Consequently, the RDA/Erie policy of ensuring the uniform enforcement of state-created rights and obligations is not not stake here. As in Byrd, the choice of law is relatively unconstrained by the RDA. The federal court may follow the federal rule, particularly if it advances some important federal policy interest (e.g. favoring the freedom and enforcement of contacts). Or, if the court determines that there is no strong countervailing federal policy interest, but that the state rule furthers some important state policy interest (e.g. protecting consumers from overreaching by businesses), it may opt to adopt the state rule for the sake of consistency.

REA/Hanna Analysis

If the federal rule here was from a federal statute, the analysis would be similar to Hanna:

The first question would be whether there is a direct conflict between the federal and state rule. Under state law, the forum selection clause will be unenforceable, while under federal law, it will be enforceable.
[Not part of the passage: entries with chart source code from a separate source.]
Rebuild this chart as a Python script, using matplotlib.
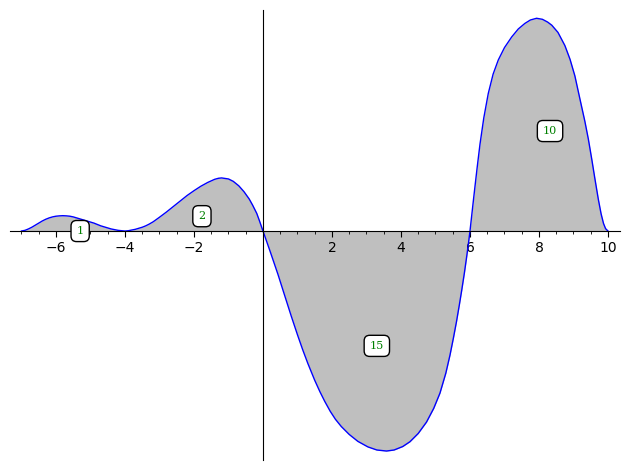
import numpy as np
import matplotlib
matplotlib.use("Agg")
import matplotlib.pyplot as plt
from matplotlib.ticker import MultipleLocator

# curve samples (y in arbitrary units)
xs = [-7.0, -6.9, -6.8, -6.7, -6.6, -6.5, -6.4, -6.3, -6.2, -6.1, -6.0, -5.9, -5.8, -5.7,
      -5.6, -5.5, -5.4, -5.3, -5.2, -5.1, -5.0, -4.9, -4.8, -4.7, -4.6, -4.5, -4.4, -4.3,
      -4.2, -4.1, -4.0,
      -3.9, -3.8, -3.7, -3.6, -3.5, -3.4, -3.3, -3.18, -3.0, -2.8, -2.6, -2.4, -2.2, -2.0,
      -1.8, -1.6, -1.4, -1.29, -1.2, -1.0, -0.86, -0.7, -0.55, -0.4, -0.3, -0.18, -0.1, 0.0,
      0.2, 0.435, 0.6, 0.82, 1.0, 1.15, 1.30, 1.5, 1.65, 1.79, 1.95, 2.1, 2.27, 2.5, 2.75,
      3.04, 3.3, 3.58, 3.8, 4.05, 4.26, 4.5, 4.74, 4.95, 5.13, 5.3, 5.42, 5.52, 5.61, 5.69,
      5.76, 5.84, 5.91, 5.96, 6.0,
      6.05, 6.1, 6.15, 6.21, 6.29, 6.4, 6.53, 6.67, 6.82, 7.0, 7.21, 7.4, 7.59, 7.75, 7.93, 8.1,
      8.25, 8.37, 8.55, 8.75, 8.9, 9.04, 9.18, 9.33, 9.43, 9.53, 9.62, 9.72, 9.80, 9.87,
      9.93, 10.0]
ys = [0.0, 0.02, 0.06, 0.11, 0.17, 0.23, 0.29, 0.34, 0.38, 0.41, 0.43, 0.44, 0.445, 0.44,
      0.43, 0.41, 0.38, 0.35, 0.32, 0.29, 0.26, 0.23, 0.19, 0.15, 0.12, 0.09, 0.06, 0.04,
      0.02, 0.01, 0.0,
      0.01, 0.03, 0.05, 0.08, 0.11, 0.15, 0.20, 0.27, 0.40, 0.55, 0.71, 0.87, 1.03, 1.17,
      1.30, 1.41, 1.50, 1.53, 1.54, 1.51, 1.44, 1.31, 1.14, 0.93, 0.75, 0.51, 0.29, 0.0,
      -0.57, -1.26, -1.78, -2.47, -3.01, -3.44, -3.84, -4.33, -4.66, -4.94, -5.23, -5.46, -5.67, -5.90, -6.10,
      -6.26, -6.35, -6.38, -6.35, -6.25, -6.11, -5.87, -5.54, -5.14, -4.70, -4.12, -3.60, -3.10, -2.62, -2.15,
      -1.72, -1.20, -0.70, -0.32, 0.0,
      0.45, 0.90, 1.34, 1.86, 2.52, 3.28, 3.99, 4.55, 4.96, 5.32, 5.63, 5.86, 6.02, 6.12, 6.17, 6.14,
      6.06, 5.97, 5.76, 5.38, 4.98, 4.50, 3.86, 3.18, 2.67, 2.08, 1.52, 0.92, 0.50, 0.22,
      0.07, 0.0]

# area labels
label_text = ["1", "2", "15", "10"]
label_x = [-5.30, -1.77, 3.30, 8.32]
label_y = [0.0, 0.43, -3.33, 2.90]

fig = plt.figure(figsize=(6.3, 4.7), dpi=100)
ax = fig.add_axes([10 / 630, 10 / 470, 610 / 630, 450 / 470])

ax.fill_between(xs, ys, 0, color="#808080", alpha=0.5, linewidth=0)
ax.plot(xs, ys, color="blue", lw=1.0)

for t, lx, ly in zip(label_text, label_x, label_y):
    ax.text(lx, ly, t, color="green", family="DejaVu Serif", fontsize=8,
            ha="center", va="center",
            bbox=dict(boxstyle="round,pad=0.5", fc="white", ec="black", lw=1.0))

ax.set_xlim(-7.333, 10.348)
ax.set_ylim(-6.64, 6.41)

ax.spines["left"].set_position(("data", 0))
ax.spines["bottom"].set_position(("data", 0))
ax.spines["top"].set_visible(False)
ax.spines["right"].set_visible(False)

ax.xaxis.set_minor_locator(MultipleLocator(0.5))
ax.set_xticks([-6, -4, -2, 2, 4, 6, 8, 10])
ax.tick_params(axis="x", which="major", direction="out", length=4, labelsize=10)
ax.tick_params(axis="x", which="minor", direction="out", length=2)
ax.set_yticks([])
ax.patch.set_alpha(0)

fig.savefig("out.png", dpi=100)
plt.close(fig)
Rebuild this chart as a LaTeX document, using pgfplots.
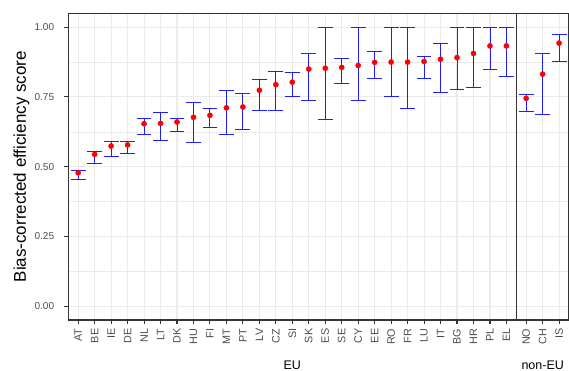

The rules are thus in direct conflict.

The next question would be whether the statute establishing the federal rule was a valid exercise of legislative power under the constitution. Assuming Congress has the constitutional authority (for example, under the contracts or commerce clause) to adopt a statute on the enforceability of contractual choices of forum, the statute will be valid and controlling by virtue of the supremacy clause.